これらの事例から、ユーザーの「体験」に関するデータを収集・分析することが、コンテンツの質向上、ユーザー満足度向上、そして事業的な成果に直結する可能性が見て取れます。伝統芸能においても、これらの知見を応用することで、VR/AR体験を通じた新たなファン獲得や既存ファンのエンゲージメント強化に繋げられるでしょう。
データ活用への最初の一歩を踏み出すために
VR/AR体験におけるデータ活用は、伝統芸能の未来を拓くための重要な要素の一つとなり得ます。しかし、最初から大規模なシステム構築を目指す必要はありません。まずはスモールスタートで、特定のVR/ARコンテンツにおけるユーザーの基本データ(例:総再生時間、平均再生時間、特定シーンの視聴完了率など)を収集・分析することから始めてみるのも良いでしょう。

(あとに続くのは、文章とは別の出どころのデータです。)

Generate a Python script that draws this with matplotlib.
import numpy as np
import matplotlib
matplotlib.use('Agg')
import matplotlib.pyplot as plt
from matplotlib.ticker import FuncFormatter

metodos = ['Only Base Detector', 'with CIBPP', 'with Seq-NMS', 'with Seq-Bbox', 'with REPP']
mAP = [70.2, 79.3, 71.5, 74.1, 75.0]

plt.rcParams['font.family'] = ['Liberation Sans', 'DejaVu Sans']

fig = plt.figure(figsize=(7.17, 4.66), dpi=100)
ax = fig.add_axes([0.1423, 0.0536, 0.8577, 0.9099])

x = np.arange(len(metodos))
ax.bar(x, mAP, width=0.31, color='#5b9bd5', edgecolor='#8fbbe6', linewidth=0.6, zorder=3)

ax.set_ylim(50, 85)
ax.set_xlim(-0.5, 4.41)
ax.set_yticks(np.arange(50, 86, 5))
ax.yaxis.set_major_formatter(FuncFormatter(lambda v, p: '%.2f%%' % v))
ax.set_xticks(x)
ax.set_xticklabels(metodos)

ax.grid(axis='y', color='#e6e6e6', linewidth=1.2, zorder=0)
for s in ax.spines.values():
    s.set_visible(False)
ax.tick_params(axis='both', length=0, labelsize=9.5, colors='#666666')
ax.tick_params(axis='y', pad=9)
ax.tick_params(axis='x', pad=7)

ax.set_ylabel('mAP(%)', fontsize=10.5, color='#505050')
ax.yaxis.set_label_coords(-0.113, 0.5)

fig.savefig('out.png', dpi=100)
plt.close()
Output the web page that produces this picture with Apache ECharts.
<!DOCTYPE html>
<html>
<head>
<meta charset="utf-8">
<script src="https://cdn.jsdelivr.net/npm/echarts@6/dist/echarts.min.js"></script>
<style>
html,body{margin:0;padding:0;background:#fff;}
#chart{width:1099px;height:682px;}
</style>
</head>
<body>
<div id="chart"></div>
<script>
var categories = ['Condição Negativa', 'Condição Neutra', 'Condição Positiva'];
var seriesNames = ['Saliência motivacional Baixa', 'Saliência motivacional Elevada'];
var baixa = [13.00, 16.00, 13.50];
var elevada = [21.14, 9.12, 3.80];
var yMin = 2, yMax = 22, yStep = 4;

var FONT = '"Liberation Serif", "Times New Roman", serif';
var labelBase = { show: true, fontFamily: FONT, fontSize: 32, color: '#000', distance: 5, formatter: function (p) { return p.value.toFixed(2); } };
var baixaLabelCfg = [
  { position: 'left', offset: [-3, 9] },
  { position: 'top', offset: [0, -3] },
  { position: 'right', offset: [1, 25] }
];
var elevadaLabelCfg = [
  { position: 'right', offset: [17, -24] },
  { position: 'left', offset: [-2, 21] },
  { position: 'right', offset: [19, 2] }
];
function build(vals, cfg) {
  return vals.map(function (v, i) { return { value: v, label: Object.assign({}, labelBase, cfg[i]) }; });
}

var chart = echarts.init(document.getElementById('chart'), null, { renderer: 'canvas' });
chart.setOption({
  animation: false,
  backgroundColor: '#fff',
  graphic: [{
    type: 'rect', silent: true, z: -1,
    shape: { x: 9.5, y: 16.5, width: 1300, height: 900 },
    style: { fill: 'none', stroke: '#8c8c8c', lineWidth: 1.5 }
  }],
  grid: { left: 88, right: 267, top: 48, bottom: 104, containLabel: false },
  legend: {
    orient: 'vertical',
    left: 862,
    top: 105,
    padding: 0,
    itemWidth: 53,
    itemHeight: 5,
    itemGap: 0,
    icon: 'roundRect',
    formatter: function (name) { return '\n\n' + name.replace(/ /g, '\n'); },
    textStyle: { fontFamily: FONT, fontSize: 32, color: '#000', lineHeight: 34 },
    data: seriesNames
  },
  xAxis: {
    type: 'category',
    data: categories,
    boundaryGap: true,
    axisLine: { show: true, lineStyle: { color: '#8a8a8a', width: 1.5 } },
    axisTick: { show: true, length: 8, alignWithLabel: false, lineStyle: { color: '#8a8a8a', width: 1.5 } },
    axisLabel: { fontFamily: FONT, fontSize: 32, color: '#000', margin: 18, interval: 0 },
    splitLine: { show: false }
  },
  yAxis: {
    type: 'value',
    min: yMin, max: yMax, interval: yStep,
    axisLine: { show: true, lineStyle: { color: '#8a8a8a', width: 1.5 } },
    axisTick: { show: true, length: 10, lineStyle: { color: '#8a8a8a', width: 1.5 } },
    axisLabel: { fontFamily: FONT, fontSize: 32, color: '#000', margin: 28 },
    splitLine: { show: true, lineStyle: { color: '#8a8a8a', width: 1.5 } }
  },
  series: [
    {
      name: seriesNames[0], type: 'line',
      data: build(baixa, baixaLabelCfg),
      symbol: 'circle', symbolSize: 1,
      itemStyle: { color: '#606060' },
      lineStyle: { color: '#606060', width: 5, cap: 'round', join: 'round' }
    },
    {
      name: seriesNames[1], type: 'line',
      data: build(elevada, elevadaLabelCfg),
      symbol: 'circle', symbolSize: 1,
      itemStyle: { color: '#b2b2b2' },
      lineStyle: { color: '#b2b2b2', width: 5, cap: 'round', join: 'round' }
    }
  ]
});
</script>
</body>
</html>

そして、最も重要なのは、収集したデータを「どのように活用するか」という明確な目的意識を持つことです。「何となくデータを集める」のではなく、「このデータを分析して、若年層が興味を持つポイントを見つけたい」「データに基づいて、外国人向けの解説コンテンツを改善したい」といった具体的な問いを設定することが、データ活用の成功に繋がります。
技術ベンダーやデータ分析の専門家と連携する際には、自組織の課題や目的を明確に伝え、どのようなデータが必要で、それをどう活用したいのかを具体的に議論することが重要です。専門家の視点から、実現可能な範囲や効果的なアプローチに関する具体的な提案を得られるでしょう。
VR/AR技術は、伝統芸能に新たな鑑賞スタイルをもたらすだけでなく、これまで見えなかった観客の姿をデータとして可視化し、伝統芸能が持つ可能性を最大限に引き出すための強力な武器となります。データに基づいた観客理解を深め、未来のファンを育てるための戦略を、今こそ具体的に検討してみてはいかがでしょうか。